» TASK PROMPT
Don't include pictures. Quote the lines below from the first through the line that contains "ax.text(W / 2".

"""

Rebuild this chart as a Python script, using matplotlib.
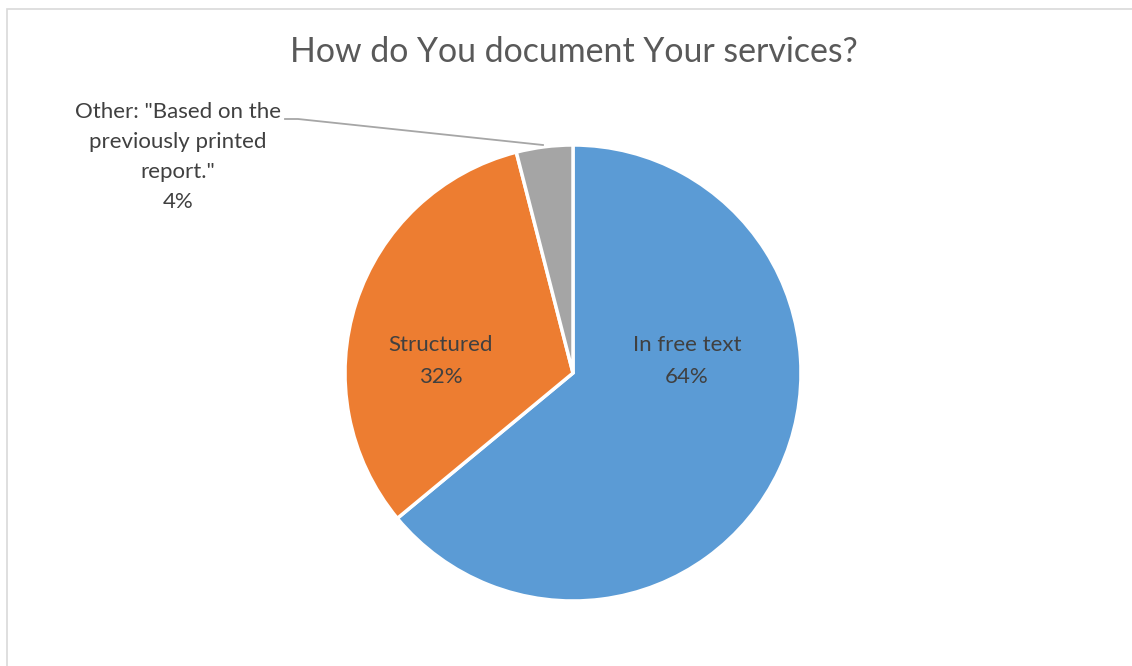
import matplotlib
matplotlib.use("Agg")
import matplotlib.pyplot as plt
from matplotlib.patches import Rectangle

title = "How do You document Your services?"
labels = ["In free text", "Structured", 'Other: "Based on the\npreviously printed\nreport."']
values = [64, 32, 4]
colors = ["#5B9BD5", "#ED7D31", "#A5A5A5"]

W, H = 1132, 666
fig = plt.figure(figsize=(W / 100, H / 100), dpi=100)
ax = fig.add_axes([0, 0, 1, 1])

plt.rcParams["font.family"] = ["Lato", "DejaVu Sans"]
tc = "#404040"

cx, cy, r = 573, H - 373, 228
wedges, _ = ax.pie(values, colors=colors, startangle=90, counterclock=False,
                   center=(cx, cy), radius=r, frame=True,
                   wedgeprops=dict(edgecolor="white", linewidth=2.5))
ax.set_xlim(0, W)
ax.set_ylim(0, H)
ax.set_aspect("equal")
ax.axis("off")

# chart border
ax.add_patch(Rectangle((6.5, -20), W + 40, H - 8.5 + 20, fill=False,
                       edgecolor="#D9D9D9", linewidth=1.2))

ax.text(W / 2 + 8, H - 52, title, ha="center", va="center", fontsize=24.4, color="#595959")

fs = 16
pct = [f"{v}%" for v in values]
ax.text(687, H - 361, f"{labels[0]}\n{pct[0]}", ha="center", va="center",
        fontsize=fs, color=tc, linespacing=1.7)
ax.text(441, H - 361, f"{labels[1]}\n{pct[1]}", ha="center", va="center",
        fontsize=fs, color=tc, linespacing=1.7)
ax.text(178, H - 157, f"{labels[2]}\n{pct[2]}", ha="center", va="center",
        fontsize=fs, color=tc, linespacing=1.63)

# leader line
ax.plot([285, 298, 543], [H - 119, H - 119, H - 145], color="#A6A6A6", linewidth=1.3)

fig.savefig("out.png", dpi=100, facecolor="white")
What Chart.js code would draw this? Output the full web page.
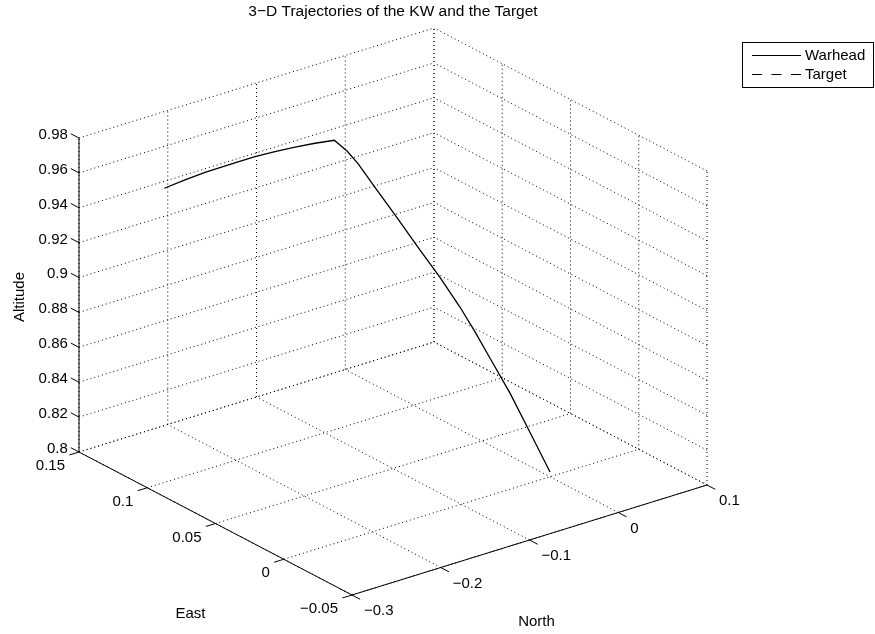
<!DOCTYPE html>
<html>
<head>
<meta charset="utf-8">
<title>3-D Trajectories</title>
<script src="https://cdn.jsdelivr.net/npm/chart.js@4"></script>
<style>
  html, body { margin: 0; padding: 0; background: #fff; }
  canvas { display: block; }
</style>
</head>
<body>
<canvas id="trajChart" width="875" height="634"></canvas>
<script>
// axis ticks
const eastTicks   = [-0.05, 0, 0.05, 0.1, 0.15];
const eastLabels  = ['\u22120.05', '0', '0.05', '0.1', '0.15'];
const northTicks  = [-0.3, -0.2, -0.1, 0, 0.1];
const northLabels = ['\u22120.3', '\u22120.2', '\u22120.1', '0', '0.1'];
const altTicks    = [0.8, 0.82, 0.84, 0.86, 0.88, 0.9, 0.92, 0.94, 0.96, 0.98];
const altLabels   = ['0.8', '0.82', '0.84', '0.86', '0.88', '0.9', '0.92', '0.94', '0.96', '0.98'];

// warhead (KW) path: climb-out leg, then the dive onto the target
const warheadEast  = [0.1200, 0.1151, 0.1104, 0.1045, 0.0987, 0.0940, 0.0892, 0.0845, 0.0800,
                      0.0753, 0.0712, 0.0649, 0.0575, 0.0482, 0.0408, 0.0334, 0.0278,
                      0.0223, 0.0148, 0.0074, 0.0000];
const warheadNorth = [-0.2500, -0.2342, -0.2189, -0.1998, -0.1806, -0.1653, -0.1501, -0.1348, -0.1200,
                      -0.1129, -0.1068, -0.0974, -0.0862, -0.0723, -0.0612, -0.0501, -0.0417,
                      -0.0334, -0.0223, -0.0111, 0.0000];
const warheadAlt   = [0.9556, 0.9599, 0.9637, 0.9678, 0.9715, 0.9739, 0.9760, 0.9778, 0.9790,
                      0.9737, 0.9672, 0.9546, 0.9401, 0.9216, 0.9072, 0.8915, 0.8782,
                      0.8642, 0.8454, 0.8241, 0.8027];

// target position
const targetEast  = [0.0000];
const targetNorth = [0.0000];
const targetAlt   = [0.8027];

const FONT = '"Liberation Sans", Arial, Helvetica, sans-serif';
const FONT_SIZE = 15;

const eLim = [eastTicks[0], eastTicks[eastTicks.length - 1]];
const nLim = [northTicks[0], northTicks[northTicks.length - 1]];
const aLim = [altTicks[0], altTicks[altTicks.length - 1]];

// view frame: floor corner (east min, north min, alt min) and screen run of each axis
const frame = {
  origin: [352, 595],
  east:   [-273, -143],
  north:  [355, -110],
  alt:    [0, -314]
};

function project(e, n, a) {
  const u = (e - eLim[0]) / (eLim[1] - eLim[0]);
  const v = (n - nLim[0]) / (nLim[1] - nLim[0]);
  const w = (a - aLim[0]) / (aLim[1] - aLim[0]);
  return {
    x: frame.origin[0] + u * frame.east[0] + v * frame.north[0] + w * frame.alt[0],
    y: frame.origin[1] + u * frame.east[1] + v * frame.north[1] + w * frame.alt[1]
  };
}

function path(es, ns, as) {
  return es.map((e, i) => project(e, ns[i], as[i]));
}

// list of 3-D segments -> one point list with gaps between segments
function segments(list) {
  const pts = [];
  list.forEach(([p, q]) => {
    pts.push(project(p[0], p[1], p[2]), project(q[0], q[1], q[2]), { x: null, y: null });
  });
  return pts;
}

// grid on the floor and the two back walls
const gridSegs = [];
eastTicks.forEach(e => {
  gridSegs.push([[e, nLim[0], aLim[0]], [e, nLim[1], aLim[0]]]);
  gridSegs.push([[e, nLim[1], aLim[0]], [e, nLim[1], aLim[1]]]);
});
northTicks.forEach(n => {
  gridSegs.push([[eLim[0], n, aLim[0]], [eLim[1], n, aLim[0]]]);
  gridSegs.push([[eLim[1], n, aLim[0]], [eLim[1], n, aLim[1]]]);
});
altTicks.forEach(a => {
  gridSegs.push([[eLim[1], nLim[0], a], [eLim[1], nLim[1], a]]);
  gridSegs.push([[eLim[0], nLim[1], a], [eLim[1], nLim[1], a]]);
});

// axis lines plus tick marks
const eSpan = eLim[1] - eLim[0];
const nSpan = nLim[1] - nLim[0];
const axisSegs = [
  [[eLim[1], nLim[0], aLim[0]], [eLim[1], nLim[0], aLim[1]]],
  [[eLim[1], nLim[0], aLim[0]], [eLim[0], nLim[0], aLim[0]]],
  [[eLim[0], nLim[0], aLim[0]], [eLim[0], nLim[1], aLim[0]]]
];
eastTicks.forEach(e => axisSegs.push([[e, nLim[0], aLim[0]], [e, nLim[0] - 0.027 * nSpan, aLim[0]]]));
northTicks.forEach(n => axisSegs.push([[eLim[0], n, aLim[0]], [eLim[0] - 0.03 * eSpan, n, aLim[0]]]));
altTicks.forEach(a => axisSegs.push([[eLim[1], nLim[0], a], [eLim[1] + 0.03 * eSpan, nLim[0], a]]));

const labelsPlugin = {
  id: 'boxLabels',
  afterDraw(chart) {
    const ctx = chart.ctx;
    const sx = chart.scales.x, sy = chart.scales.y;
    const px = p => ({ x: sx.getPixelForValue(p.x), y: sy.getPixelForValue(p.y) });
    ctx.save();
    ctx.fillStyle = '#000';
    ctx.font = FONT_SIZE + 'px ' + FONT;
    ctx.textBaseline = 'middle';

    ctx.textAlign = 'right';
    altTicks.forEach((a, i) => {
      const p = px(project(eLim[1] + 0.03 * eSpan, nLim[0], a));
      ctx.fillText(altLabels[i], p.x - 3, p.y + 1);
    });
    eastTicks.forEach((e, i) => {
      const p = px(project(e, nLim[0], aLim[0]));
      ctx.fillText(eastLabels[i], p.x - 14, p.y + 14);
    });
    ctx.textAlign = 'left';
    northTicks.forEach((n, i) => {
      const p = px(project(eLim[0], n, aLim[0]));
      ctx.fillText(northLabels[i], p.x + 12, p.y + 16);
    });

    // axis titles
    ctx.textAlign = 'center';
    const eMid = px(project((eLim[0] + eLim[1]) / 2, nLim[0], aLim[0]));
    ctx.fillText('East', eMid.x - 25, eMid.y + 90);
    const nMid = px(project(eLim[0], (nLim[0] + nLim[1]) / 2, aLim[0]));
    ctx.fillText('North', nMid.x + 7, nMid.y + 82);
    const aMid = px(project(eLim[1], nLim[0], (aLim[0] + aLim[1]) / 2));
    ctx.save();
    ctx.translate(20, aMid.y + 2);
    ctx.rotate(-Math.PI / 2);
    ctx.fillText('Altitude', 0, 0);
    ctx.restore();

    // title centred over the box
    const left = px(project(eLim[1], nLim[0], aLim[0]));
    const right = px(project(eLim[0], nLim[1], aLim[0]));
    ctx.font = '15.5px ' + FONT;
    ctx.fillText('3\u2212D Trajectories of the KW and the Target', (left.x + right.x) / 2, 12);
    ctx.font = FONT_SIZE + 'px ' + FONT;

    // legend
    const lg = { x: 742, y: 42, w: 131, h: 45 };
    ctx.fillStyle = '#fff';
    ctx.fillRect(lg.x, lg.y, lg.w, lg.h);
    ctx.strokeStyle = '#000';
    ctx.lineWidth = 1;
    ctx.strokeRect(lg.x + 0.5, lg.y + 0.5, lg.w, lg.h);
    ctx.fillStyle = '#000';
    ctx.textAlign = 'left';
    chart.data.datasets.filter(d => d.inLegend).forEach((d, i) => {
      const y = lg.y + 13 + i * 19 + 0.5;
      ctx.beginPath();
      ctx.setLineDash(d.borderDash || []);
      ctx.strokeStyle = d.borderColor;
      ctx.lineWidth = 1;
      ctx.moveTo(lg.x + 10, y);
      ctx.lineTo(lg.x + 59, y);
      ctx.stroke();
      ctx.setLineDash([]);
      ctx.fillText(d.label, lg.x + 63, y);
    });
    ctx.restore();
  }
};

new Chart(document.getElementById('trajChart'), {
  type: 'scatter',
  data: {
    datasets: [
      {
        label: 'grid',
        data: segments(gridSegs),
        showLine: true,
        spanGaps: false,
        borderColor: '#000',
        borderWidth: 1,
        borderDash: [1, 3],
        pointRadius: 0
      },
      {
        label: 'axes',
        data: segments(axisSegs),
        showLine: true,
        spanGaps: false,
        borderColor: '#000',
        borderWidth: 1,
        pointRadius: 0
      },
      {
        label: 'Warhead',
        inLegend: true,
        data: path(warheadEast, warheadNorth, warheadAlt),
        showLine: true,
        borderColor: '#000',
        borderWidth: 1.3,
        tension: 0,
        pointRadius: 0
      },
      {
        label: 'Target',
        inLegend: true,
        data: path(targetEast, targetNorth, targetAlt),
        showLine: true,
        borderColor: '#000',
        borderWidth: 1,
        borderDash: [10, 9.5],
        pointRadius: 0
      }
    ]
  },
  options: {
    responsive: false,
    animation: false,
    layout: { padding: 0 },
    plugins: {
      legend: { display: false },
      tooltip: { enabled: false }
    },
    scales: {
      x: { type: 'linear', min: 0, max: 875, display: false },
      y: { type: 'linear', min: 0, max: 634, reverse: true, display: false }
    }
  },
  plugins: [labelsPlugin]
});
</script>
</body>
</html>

"""

» SOLVED EXERCISE
Rebuild this chart as a Python script, using matplotlib.
import matplotlib
matplotlib.use("Agg")
import matplotlib.pyplot as plt
from matplotlib.patches import Rectangle

title = "How do You document Your services?"
labels = ["In free text", "Structured", 'Other: "Based on the\npreviously printed\nreport."']
values = [64, 32, 4]
colors = ["#5B9BD5", "#ED7D31", "#A5A5A5"]

W, H = 1132, 666
fig = plt.figure(figsize=(W / 100, H / 100), dpi=100)
ax = fig.add_axes([0, 0, 1, 1])

plt.rcParams["font.family"] = ["Lato", "DejaVu Sans"]
tc = "#404040"

cx, cy, r = 573, H - 373, 228
wedges, _ = ax.pie(values, colors=colors, startangle=90, counterclock=False,
                   center=(cx, cy), radius=r, frame=True,
                   wedgeprops=dict(edgecolor="white", linewidth=2.5))
ax.set_xlim(0, W)
ax.set_ylim(0, H)
ax.set_aspect("equal")
ax.axis("off")

# chart border
ax.add_patch(Rectangle((6.5, -20), W + 40, H - 8.5 + 20, fill=False,
                       edgecolor="#D9D9D9", linewidth=1.2))

ax.text(W / 2 + 8, H - 52, title, ha="center", va="center", fontsize=24.4, color="#595959")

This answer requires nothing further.